## TO BE DONE
Everything from the first line of the data below through the line that contains "[-0.61, -0.19, 0.23]];" should be written out exactly, please, and nothing more; the pictures stay out.

## MATERIAL
== == ==

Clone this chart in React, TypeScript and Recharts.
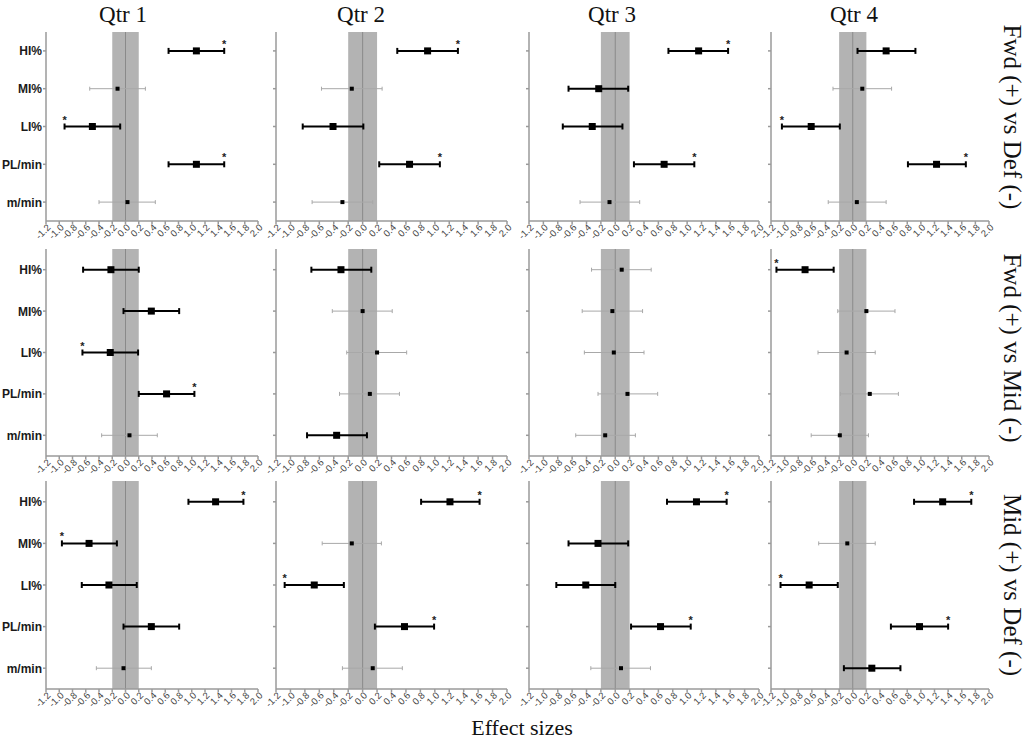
import React from 'react';
import { ScatterChart, Scatter, XAxis, YAxis, ErrorBar, ReferenceArea, ReferenceLine } from 'recharts';

const metrics = ['HI%', 'MI%', 'LI%', 'PL/min', 'm/min'];
const quarters = ['Qtr 1', 'Qtr 2', 'Qtr 3', 'Qtr 4'];
const comparisons = ['Fwd (+) vs Def (-)', 'Fwd (+) vs Mid (-)', 'Mid (+) vs Def (-)'];
const xTicks = [-1.2, -1.0, -0.8, -0.6, -0.4, -0.2, 0.0, 0.2, 0.4, 0.6, 0.8, 1.0, 1.2, 1.4, 1.6, 1.8, 2.0];

// [lower CI, effect size, upper CI] for each metric, in the order of `metrics`
const fwdDefQ1 = [[0.65, 1.07, 1.49], [-0.54, -0.12, 0.30], [-0.92, -0.50, -0.08], [0.65, 1.07, 1.49], [-0.40, 0.03, 0.45]];
const fwdDefQ2 = [[0.48, 0.90, 1.32], [-0.57, -0.15, 0.27], [-0.83, -0.41, 0.01], [0.23, 0.65, 1.07], [-0.70, -0.28, 0.14]];
const fwdDefQ3 = [[0.74, 1.16, 1.57], [-0.65, -0.23, 0.18], [-0.73, -0.32, 0.10], [0.26, 0.68, 1.10], [-0.49, -0.08, 0.34]];
const fwdDefQ4 = [[0.07, 0.49, 0.92], [-0.29, 0.14, 0.57], [-1.04, -0.61, -0.19], [0.81, 1.23, 1.66], [-0.36, 0.06, 0.49]];

const fwdMidQ1 = [[-0.64, -0.22, 0.20], [-0.03, 0.39, 0.81], [-0.65, -0.23, 0.19], [0.20, 0.62, 1.04], [-0.36, 0.06, 0.48]];
const fwdMidQ2 = [[-0.71, -0.30, 0.12], [-0.42, 0.0, 0.41], [-0.22, 0.20, 0.61], [-0.32, 0.10, 0.51], [-0.77, -0.36, 0.06]];
const fwdMidQ3 = [[-0.33, 0.09, 0.50], [-0.46, -0.04, 0.38], [-0.43, -0.02, 0.40], [-0.24, 0.17, 0.59], [-0.55, -0.14, 0.28]];
const fwdMidQ4 = [[-1.12, -0.70, -0.28], [-0.22, 0.20, 0.62], [-0.51, -0.09, 0.33], [-0.18, 0.25, 0.67], [-0.61, -0.19, 0.23]];

const midDefQ1 = [[0.95, 1.36, 1.78], [-0.96, -0.55, -0.13], [-0.66, -0.25, 0.17], [-0.03, 0.39, 0.81], [-0.44, -0.03, 0.39]];
const midDefQ2 = [[0.81, 1.21, 1.62], [-0.56, -0.15, 0.26], [-1.08, -0.67, -0.26], [0.17, 0.58, 0.99], [-0.28, 0.14, 0.55]];
const midDefQ3 = [[0.72, 1.13, 1.55], [-0.65, -0.24, 0.18], [-0.82, -0.41, 0.0], [0.22, 0.63, 1.05], [-0.34, 0.08, 0.49]];
const midDefQ4 = [[0.90, 1.32, 1.74], [-0.50, -0.08, 0.33], [-1.06, -0.64, -0.22], [0.56, 0.98, 1.40], [-0.13, 0.28, 0.70]];

// 2 = clear effect marked with *, 1 = clear effect, 0 = unclear
const fwdDefQ1Sig = [2, 0, 2, 2, 0];
const fwdDefQ2Sig = [2, 0, 1, 2, 0];
const fwdDefQ3Sig = [2, 1, 1, 2, 0];
const fwdDefQ4Sig = [1, 0, 2, 2, 0];
const fwdMidQ1Sig = [1, 1, 2, 2, 0];
const fwdMidQ2Sig = [1, 0, 0, 0, 1];
const fwdMidQ3Sig = [0, 0, 0, 0, 0];
const fwdMidQ4Sig = [2, 0, 0, 0, 0];
const midDefQ1Sig = [2, 2, 1, 1, 0];
const midDefQ2Sig = [2, 0, 2, 2, 0];
const midDefQ3Sig = [2, 1, 1, 2, 0];
const midDefQ4Sig = [2, 0, 2, 2, 1];

const panelCi = [
  [fwdDefQ1, fwdDefQ2, fwdDefQ3, fwdDefQ4],
  [fwdMidQ1, fwdMidQ2, fwdMidQ3, fwdMidQ4],
  [midDefQ1, midDefQ2, midDefQ3, midDefQ4],
];
const panelSig = [
  [fwdDefQ1Sig, fwdDefQ2Sig, fwdDefQ3Sig, fwdDefQ4Sig],
  [fwdMidQ1Sig, fwdMidQ2Sig, fwdMidQ3Sig, fwdMidQ4Sig],
  [midDefQ1Sig, midDefQ2Sig, midDefQ3Sig, midDefQ4Sig],
];

// layout of the grid
const cols = [
  { plotLeft: 46, plotW: 212, yW: 46 },
  { plotLeft: 276, plotW: 231, yW: 8 },
  { plotLeft: 529, plotW: 230, yW: 8 },
  { plotLeft: 771, plotW: 218, yW: 8 },
];
const rowsLayout = [
  { top: 32, plotH: 189 },
  { top: 249, plotH: 207 },
  { top: 481, plotH: 208 },
];
const X_AXIS_H = 32;
const PAD_L = 10;
const PAD_R = 10;
const titleX = [123, 361, 612, 854];
const sideY = [117, 348, 585];

const SANS = '"Liberation Sans", Arial, sans-serif';
const SERIF = '"Liberation Serif", "Times New Roman", serif';

function buildRows(ci: number[][], sig: number[]) {
  return metrics.map((name, i) => {
    const [lo, es, hi] = ci[i];
    const err = [es - lo, hi - es];
    return {
      name,
      x: es,
      sig: sig[i],
      errB: sig[i] > 0 ? err : undefined,
      errT: sig[i] > 0 ? undefined : err,
      starX: es > 0 ? hi : lo,
    };
  });
}

const XTick = (props: any) => {
  const { x, y, payload } = props;
  return (
    <text
      x={x + 3}
      y={y}
      dy={3}
      transform={`rotate(-45 ${x + 3} ${y})`}
      textAnchor="end"
      fontSize={9.5}
      fill="#444"
      fontFamily={SANS}
    >
      {Number(payload.value).toFixed(1)}
    </text>
  );
};

const YTickLabel = (props: any) => {
  const { x, y, payload } = props;
  return (
    <text x={x} y={y} dy={4.5} textAnchor="end" fontSize={12} fontWeight="bold" fill="#1a1a1a" fontFamily={SANS}>
      {payload.value}
    </text>
  );
};

const NoTick = () => <g />;

const Marker = (props: any) => {
  const { cx, cy, payload } = props;
  if (cx == null || cy == null) return <g />;
  const s = payload.sig > 0 ? 7 : 4;
  return <rect x={cx - s / 2} y={cy - s / 2} width={s} height={s} fill="#000" />;
};

const StarMark = (props: any) => {
  const { cx, cy } = props;
  if (cx == null || cy == null) return <g />;
  return (
    <text x={cx} y={cy - 3} textAnchor="middle" fontSize={11} fontWeight="bold" fill="#222" fontFamily={SANS}>
      *
    </text>
  );
};

function Panel({ row, col }: { row: number; col: number }) {
  const c = cols[col];
  const r = rowsLayout[row];
  const data = buildRows(panelCi[row][col], panelSig[row][col]);
  const starData = data.filter((d) => d.sig === 2).map((d) => ({ name: d.name, x: d.starX }));
  return (
    <div style={{ position: 'absolute', left: c.plotLeft - c.yW - PAD_L, top: r.top }}>
      <ScatterChart
        width={c.plotW + c.yW + PAD_L + PAD_R}
        height={r.plotH + X_AXIS_H}
        margin={{ top: 0, right: PAD_R, bottom: 0, left: PAD_L }}
      >
        <XAxis
          type="number"
          dataKey="x"
          domain={[-1.2, 2.0]}
          allowDataOverflow
          ticks={xTicks}
          interval={0}
          height={X_AXIS_H}
          tick={<XTick />}
          tickSize={3}
          tickMargin={2}
          stroke="#9a9a9a"
          strokeWidth={1.5}
        />
        <YAxis
          type="category"
          dataKey="name"
          allowDuplicatedCategory={false}
          reversed
          width={c.yW}
          tick={col === 0 ? <YTickLabel /> : <NoTick />}
          tickSize={3}
          tickMargin={1}
          stroke="#9a9a9a"
          strokeWidth={1.5}
        />
        <ReferenceArea x1={-0.2} x2={0.2} fill="#b3b3b3" fillOpacity={1} stroke="none" />
        <ReferenceLine x={0} stroke="#8a8a8a" strokeWidth={1} />
        <Scatter data={data} shape={<Marker />} isAnimationActive={false}>
          <ErrorBar dataKey="errT" direction="x" width={2} stroke="#a8a8a8" strokeWidth={1} isAnimationActive={false} />
          <ErrorBar dataKey="errB" direction="x" width={3} stroke="#000" strokeWidth={2} isAnimationActive={false} />
        </Scatter>
        <Scatter data={starData} shape={<StarMark />} isAnimationActive={false} />
      </ScatterChart>
    </div>
  );
}

export default function App() {
  return (
    <div style={{ position: 'absolute', left: 0, top: 0, width: 1026, height: 740, background: '#fff', fontFamily: SANS }}>
      {rowsLayout.map((_, row) => cols.map((__, col) => <Panel key={`${row}-${col}`} row={row} col={col} />))}
      <svg width={1026} height={740} style={{ position: 'absolute', left: 0, top: 0, pointerEvents: 'none' }}>
        {quarters.map((q, i) => (
          <text key={q} x={titleX[i]} y={22} textAnchor="middle" fontSize={23} fontFamily={SERIF} fill="#111">
            {q}
          </text>
        ))}
        {comparisons.map((t, i) => (
          <text
            key={t}
            x={1004}
            y={sideY[i]}
            transform={`rotate(90 1004 ${sideY[i]})`}
            textAnchor="middle"
            fontSize={25}
            fontFamily={SERIF}
            fill="#111"
          >
            {t}
          </text>
        ))}
        <text x={522} y={735} textAnchor="middle" fontSize={22} fontFamily={SERIF} fill="#111">
          Effect sizes
        </text>
      </svg>
    </div>
  );
}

== == ==

## OUTPUT BELOW
Clone this chart in React, TypeScript and Recharts.
import React from 'react';
import { ScatterChart, Scatter, XAxis, YAxis, ErrorBar, ReferenceArea, ReferenceLine } from 'recharts';

const metrics = ['HI%', 'MI%', 'LI%', 'PL/min', 'm/min'];
const quarters = ['Qtr 1', 'Qtr 2', 'Qtr 3', 'Qtr 4'];
const comparisons = ['Fwd (+) vs Def (-)', 'Fwd (+) vs Mid (-)', 'Mid (+) vs Def (-)'];
const xTicks = [-1.2, -1.0, -0.8, -0.6, -0.4, -0.2, 0.0, 0.2, 0.4, 0.6, 0.8, 1.0, 1.2, 1.4, 1.6, 1.8, 2.0];

// [lower CI, effect size, upper CI] for each metric, in the order of `metrics`
const fwdDefQ1 = [[0.65, 1.07, 1.49], [-0.54, -0.12, 0.30], [-0.92, -0.50, -0.08], [0.65, 1.07, 1.49], [-0.40, 0.03, 0.45]];
const fwdDefQ2 = [[0.48, 0.90, 1.32], [-0.57, -0.15, 0.27], [-0.83, -0.41, 0.01], [0.23, 0.65, 1.07], [-0.70, -0.28, 0.14]];
const fwdDefQ3 = [[0.74, 1.16, 1.57], [-0.65, -0.23, 0.18], [-0.73, -0.32, 0.10], [0.26, 0.68, 1.10], [-0.49, -0.08, 0.34]];
const fwdDefQ4 = [[0.07, 0.49, 0.92], [-0.29, 0.14, 0.57], [-1.04, -0.61, -0.19], [0.81, 1.23, 1.66], [-0.36, 0.06, 0.49]];

const fwdMidQ1 = [[-0.64, -0.22, 0.20], [-0.03, 0.39, 0.81], [-0.65, -0.23, 0.19], [0.20, 0.62, 1.04], [-0.36, 0.06, 0.48]];
const fwdMidQ2 = [[-0.71, -0.30, 0.12], [-0.42, 0.0, 0.41], [-0.22, 0.20, 0.61], [-0.32, 0.10, 0.51], [-0.77, -0.36, 0.06]];
const fwdMidQ3 = [[-0.33, 0.09, 0.50], [-0.46, -0.04, 0.38], [-0.43, -0.02, 0.40], [-0.24, 0.17, 0.59], [-0.55, -0.14, 0.28]];
const fwdMidQ4 = [[-1.12, -0.70, -0.28], [-0.22, 0.20, 0.62], [-0.51, -0.09, 0.33], [-0.18, 0.25, 0.67], [-0.61, -0.19, 0.23]];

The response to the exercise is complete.